I have a misogynist for a boss. I am not listened to, I have totally unreasonable demands made on my time. I am in a high-pressure, high-responsibility role and the only bonus is that I can come and go as I please to have nursery pickup and dropoff times catered to (a real plus) and that I can when necessary actually bring my daughter into work. Aside from that, I’m shouted at, belittled and made to feel less than worthless.

Being a mother, however, has hardened me in ways I didn’t realise possible. I have become a fighter with a rugged determination to succeed despite the odds. For my daughter, I want to make the world she inherits a better place. I will not be a victim, nor will I let my daughter see a victim, a beaten woman who can’t stand up for herself. I am determined that my daughter will learn that, although life throws you curveballs that you can’t believe are even fucking well possible in just how fucked up they are, you find the strength to overpower them, or just another route around the insurmountable obstacle.

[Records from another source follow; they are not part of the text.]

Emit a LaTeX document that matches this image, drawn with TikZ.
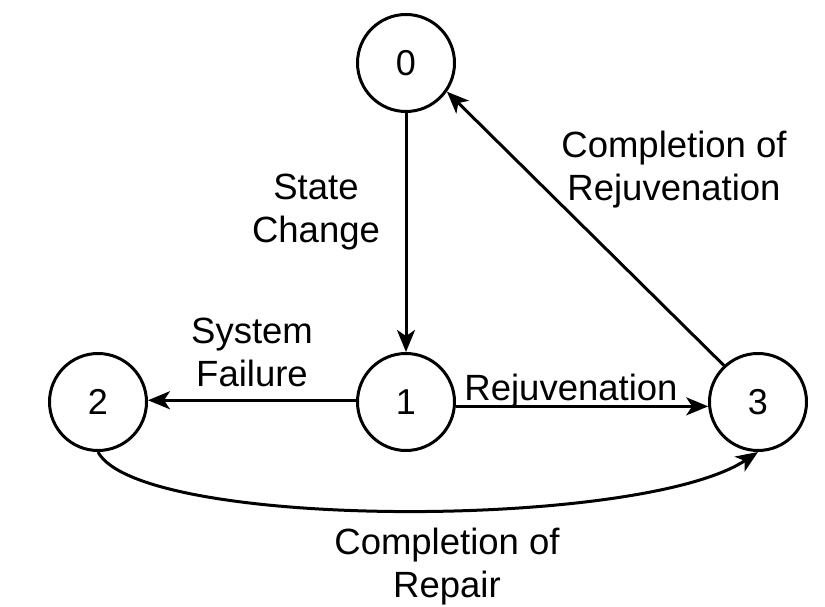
\documentclass[tikz,border=0pt]{standalone}
\usepackage{fontspec}
\setmainfont{Liberation Sans}
\usetikzlibrary{arrows.meta}
\begin{document}
\begin{tikzpicture}[x=1pt,y=1pt,
  state/.style={circle,draw,line width=3pt,minimum size=97pt,inner sep=0pt,font=\fontsize{36}{43}\selectfont},
  lbl/.style={align=center,inner sep=0pt,font=\fontsize{36.5}{43}\selectfont},
  conn/.style={line width=3pt,-{Stealth[length=22pt,width=18pt,inset=6pt]}}]
\useasboundingbox (0,0) rectangle (825,606);
\node[state] (n0) at (406,543) {0};
\node[state] (n1) at (406,204) {1};
\node[state] (n2) at (98,204) {2};
\node[state] (n3) at (758,204) {3};
\draw[conn] (n0.south) -- (n1.north);
\draw[conn] (n1.178) -- (n2.2);
\draw[conn] (n1.-5) -- (n3.185);
\draw[conn] (n3.133) -- (n0.-35);
\draw[conn] (n2.south) .. controls +(42,-78) and +(-118,-78) .. (n3.south);
\node[lbl] (lsc) at (316,394) {State\\Change};
\node[lbl] (lsf) at (252,254) {System\\Failure};
\node[lbl,anchor=base] (lrj) at (571,206) {Rejuvenation};
\node[lbl] (lcr) at (674,436) {Completion of\\Rejuvenation};
\node[lbl] (lcp) at (447,39) {Completion of\\Repair};
\end{tikzpicture}
\end{document}
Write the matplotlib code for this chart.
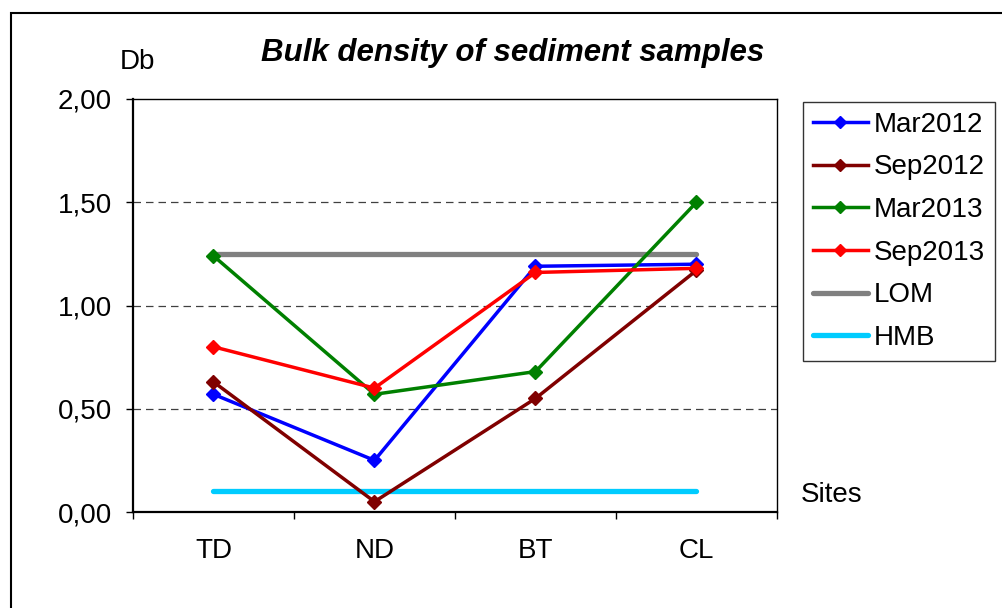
import matplotlib
matplotlib.use("Agg")
import matplotlib.pyplot as plt
from matplotlib.patches import Rectangle
from matplotlib.ticker import FixedLocator, FuncFormatter

plt.rcParams['font.family'] = ['Liberation Sans', 'DejaVu Sans']

sites = ["TD", "ND", "BT", "CL"]
mar2012 = [0.57, 0.25, 1.19, 1.20]
sep2012 = [0.63, 0.05, 0.55, 1.17]
mar2013 = [1.24, 0.57, 0.68, 1.50]
sep2013 = [0.80, 0.60, 1.16, 1.18]
lom = [1.25, 1.25, 1.25, 1.25]
hmb = [0.10, 0.10, 0.10, 0.10]

fig = plt.figure(figsize=(10.03, 6.08), dpi=100)
fig.patches.append(Rectangle((11 / 1003, -0.05), 1.1, 1 - 13 / 608 + 0.05,
                             transform=fig.transFigure, fill=False,
                             edgecolor="black", linewidth=1.5))
ax = fig.add_axes([133 / 1003, 1 - 512 / 608, 644 / 1003, 413 / 608])

x = range(len(sites))
series = [("Mar2012", mar2012, "#0000FF"),
          ("Sep2012", sep2012, "#800000"),
          ("Mar2013", mar2013, "#008000"),
          ("Sep2013", sep2013, "#FF0000")]
for name, vals, col in series:
    ax.plot(x, vals, color=col, lw=2.5, marker="D", markersize=7.5, label=name, zorder=3)
ax.plot(x, lom, color="#808080", lw=3.8, solid_capstyle="round", label="LOM", zorder=2)
ax.plot(x, hmb, color="#00CCFF", lw=3.8, solid_capstyle="round", label="HMB", zorder=2)

ax.set_xlim(-0.5, 3.5)
ax.set_ylim(0, 2)
ax.set_yticks([0, 0.5, 1.0, 1.5, 2.0])
ax.yaxis.set_major_formatter(FuncFormatter(lambda v, p: f"{v:.2f}".replace(".", ",")))
ax.set_xticks(list(x))
ax.set_xticklabels(sites)
ax.xaxis.set_minor_locator(FixedLocator([-0.5, 0.5, 1.5, 2.5, 3.5]))
ax.tick_params(axis="x", which="major", length=0, pad=19, labelsize=20)
ax.tick_params(axis="x", which="minor", length=5, width=1, direction="out")
ax.tick_params(axis="y", length=5, width=1, direction="out", pad=10, labelsize=20)

for v in [0.5, 1.0, 1.5]:
    ax.axhline(v, color="#404040", lw=0.9, ls=(0, (6, 4)), zorder=1)

for s in ["left", "bottom"]:
    ax.spines[s].set_linewidth(1.6)
for s in ["top", "right"]:
    ax.spines[s].set_linewidth(1.0)

fig.text(513 / 1003, 1 - 53 / 608, "Bulk density of sediment samples", fontsize=22.5,
         fontweight="bold", fontstyle="italic", ha="center", va="center")
fig.text(137 / 1003, 1 - 62 / 608, "Db", fontsize=20, ha="center", va="center")
fig.text(832 / 1003, 1 - 495 / 608, "Sites", fontsize=20, ha="center", va="center")

leg = ax.legend(loc="upper left", bbox_to_anchor=(803 / 1003, 1 - 102 / 608),
                bbox_transform=fig.transFigure, fontsize=20, frameon=True,
                fancybox=False, edgecolor="black", handlelength=2.0,
                handletextpad=0.2, labelspacing=0.6, borderpad=0.35,
                borderaxespad=0, markerscale=0.8)
leg.get_frame().set_linewidth(1.0)

fig.savefig("out.png", dpi=100)
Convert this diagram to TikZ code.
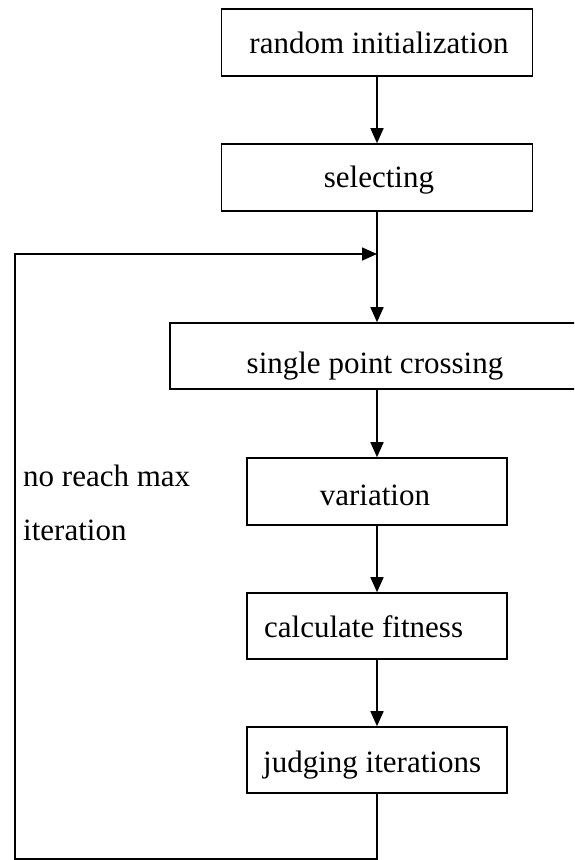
\documentclass[tikz,border=0pt]{standalone}
\usepackage{fontspec}
\setmainfont{Liberation Serif}
\usetikzlibrary{arrows.meta}
\begin{document}
\begin{tikzpicture}[x=1pt,y=-1pt,
  box/.style={draw, line width=1.6pt, inner sep=0pt},
  lbl/.style={anchor=base, font=\fontsize{31}{37}\selectfont, inner sep=0pt},
  lblw/.style={anchor=base west, font=\fontsize{31}{37}\selectfont, inner sep=0pt},
  link/.style={line width=1.6pt, -{Triangle[length=15pt,width=13pt]}},
  plainline/.style={line width=1.6pt}]
\useasboundingbox (0,0) rectangle (574,860);
\clip (0,0) rectangle (574,860);
% boxes
\node[box, minimum width=311pt, minimum height=67pt] (b1) at (377,42.5) {};
\node[box, minimum width=311pt, minimum height=67pt] (b2) at (377,177.5) {};
\node[box, minimum width=420pt, minimum height=66pt] (b3) at (380,356) {};
\node[box, minimum width=260pt, minimum height=67pt] (b4) at (377,491.5) {};
\node[box, minimum width=260pt, minimum height=66pt] (b5) at (377,626) {};
\node[box, minimum width=260pt, minimum height=66pt] (b6) at (377,760) {};
% texts
\node[lbl] (t1) at (379,53) {random initialization};
\node[lbl] (t2) at (379,187) {selecting};
\node[lbl] (t3) at (375,373) {single point crossing};
\node[lbl] (t4) at (375,505) {variation};
\node[lblw] (t5) at (264,637) {calculate fitness};
\node[lblw] (t6) at (263,772) {judging iterations};
\node[lblw] (n1) at (23,486) {no reach max};
\node[lblw] (n2) at (23,540) {iteration};
% connectors
\coordinate (c1) at (377,859);
\coordinate (c2) at (15,859);
\coordinate (c3) at (15,254);
\coordinate (c4) at (377,254);
\draw[link] (b1.south) -- (b2.north);
\draw[link] (b2.south) -- (b2.south |- b3.north);
\draw[link] (b4.north |- b3.south) -- (b4.north);
\draw[link] (b4.south) -- (b5.north);
\draw[link] (b5.south) -- (b6.north);
\draw[link] (b6.south) -- (c1) -- (c2) -- (c3) -- (c4);
\end{tikzpicture}
\end{document}
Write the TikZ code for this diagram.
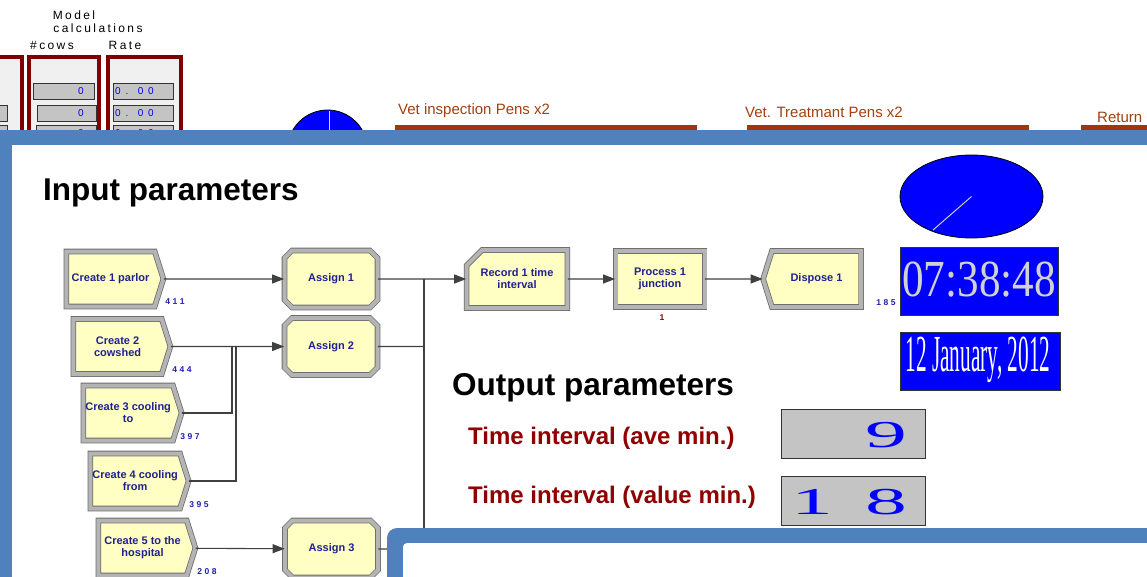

She will learn that you don’t let people beat you down and you sure as shit don’t let such assholes win.

I want my baby to be as proud of me as I am of her. With that in mind, I should perhaps be grateful that my boss is such a twat. Instead of cowing me, it’s merely made me refocus on what is important in life. How can I live with bipolar, PTSD and be a mother that can damn well earn a living and not be dominated by her illness? There will be a way, and I will find one.

And in the meantime, there’s smiles and cuddles from my beautiful baby, an image I hold in her head with her laughter in my ears as I receive yet another onslaught. The anger simmers, and I focus it in the right direction, to ensure my daughter NEVER has to endure what I have had to, and what I must – for another year or so at least. I will try my best to survive, to ensure you know how to stand on your own two feet in a way Mummy never could.

Thank you, my beautiful daughter, for making Mummy the person she was meant to be. I may not change the entire world for you, but I can at least try and make a tiny corner a better place.